What they heck were thinking putting stocks so easily into retirement accounts without the proper oversights and safety nets available to the consumers.
roadrunner
Didn't wanna get me no trade
Never want to be like papa
Working for the boss every night and day
--"Happy", by the Rolling Stones (1972)
<< <i>There was a front page article in the NY Times about this yesterday. I don't have a link to the article, but the article focused on Noe being a golden child of the Republican party in terms of fund raising, and how all of the filthy dirty politicians are now running in the opposite direction from him. >>
Here it is:
NYTimes-registration required
it's not in this article, but Noe was also on the citizen's advisory committee on coinage for the mint and recently resigned that position.
Don
The Ohio voters and newspapers won't be able to understand these standard protective investment hedges, so they can go ahead and lose a few 100 million (offset by greater capital gains) on these investment hedges. These vehicles do the exact same thing as coins, but the Fund manager doesn't have to explain it to the idiot politicians.

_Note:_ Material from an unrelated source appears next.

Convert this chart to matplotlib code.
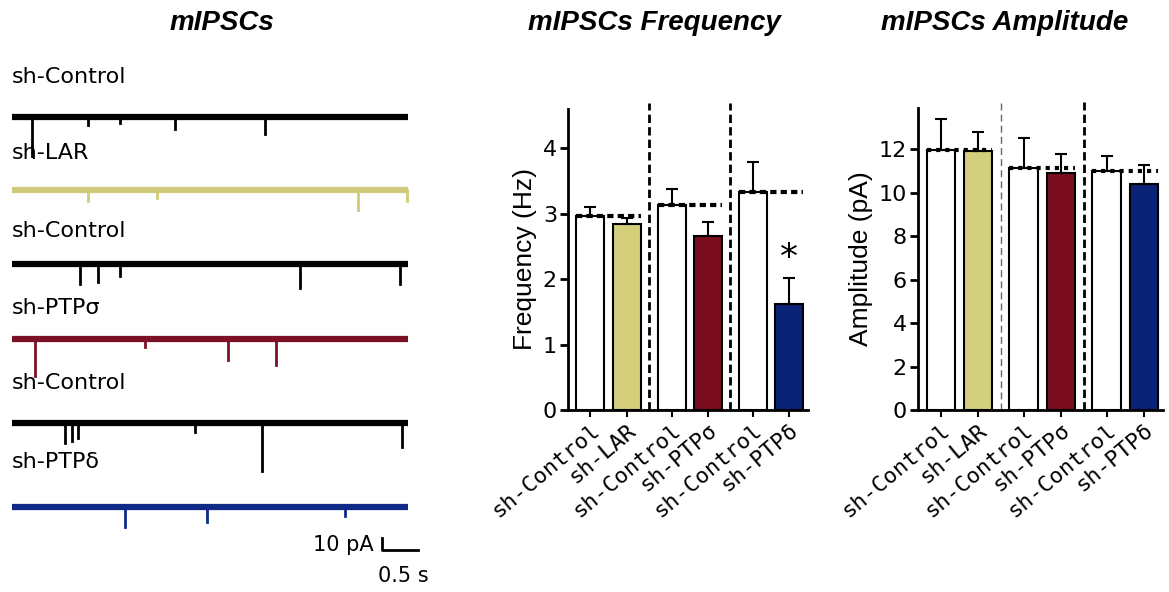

At some point in time, there will be more regulation in numismatics, as this is an overall trend. When enough people complain about getting ripped off, and the dollar amount is deemed to be material, then you'll see it.
Bajerfan, your statement is so general as to be without value. If you're talking about penny-stocks -- or anything else which has been manipulated repeatedly over time -- then your statement has some merit. But to lump penny stock and Third World start up stocks with the likes of G.E. or Caterpillar means that your statement lacks credibility. Furthermore, the coin market is thin, very volatile, and routinely manipulated. If you call putting money into coins an 'investment,' then you simply do not understand the concept of investing.
"Seu cabra da peste,
"Sou Mangueira......."
In general anyone investing their 401k's in standard stock indexes (Nasdaq, DOW, S&P, Lg Cap, Mid Cap, etc) within 10 years from now will be screaming for legislation based on huge losses. This has nothing to do with penny stocks and the like, but the mainstream investment vehicles that have been touted to Americans as "can't lose investments" and "sure-fire way to riches." Yet something like commodities (and gold, silver, coins, etc in particular) get villified.
Had the BWC scandal been about losing $50 MILL in risky stocks or bonds, you'd have never heard about it. Those are good losses that help "build" the economy.
roadrunner
Coins are for collectors. In the long run all investors do is mess up the coin market. They drive prices up to speculative levels, and then when their “investments” are not performing the way they think they should, they lose money and carp and complain about it.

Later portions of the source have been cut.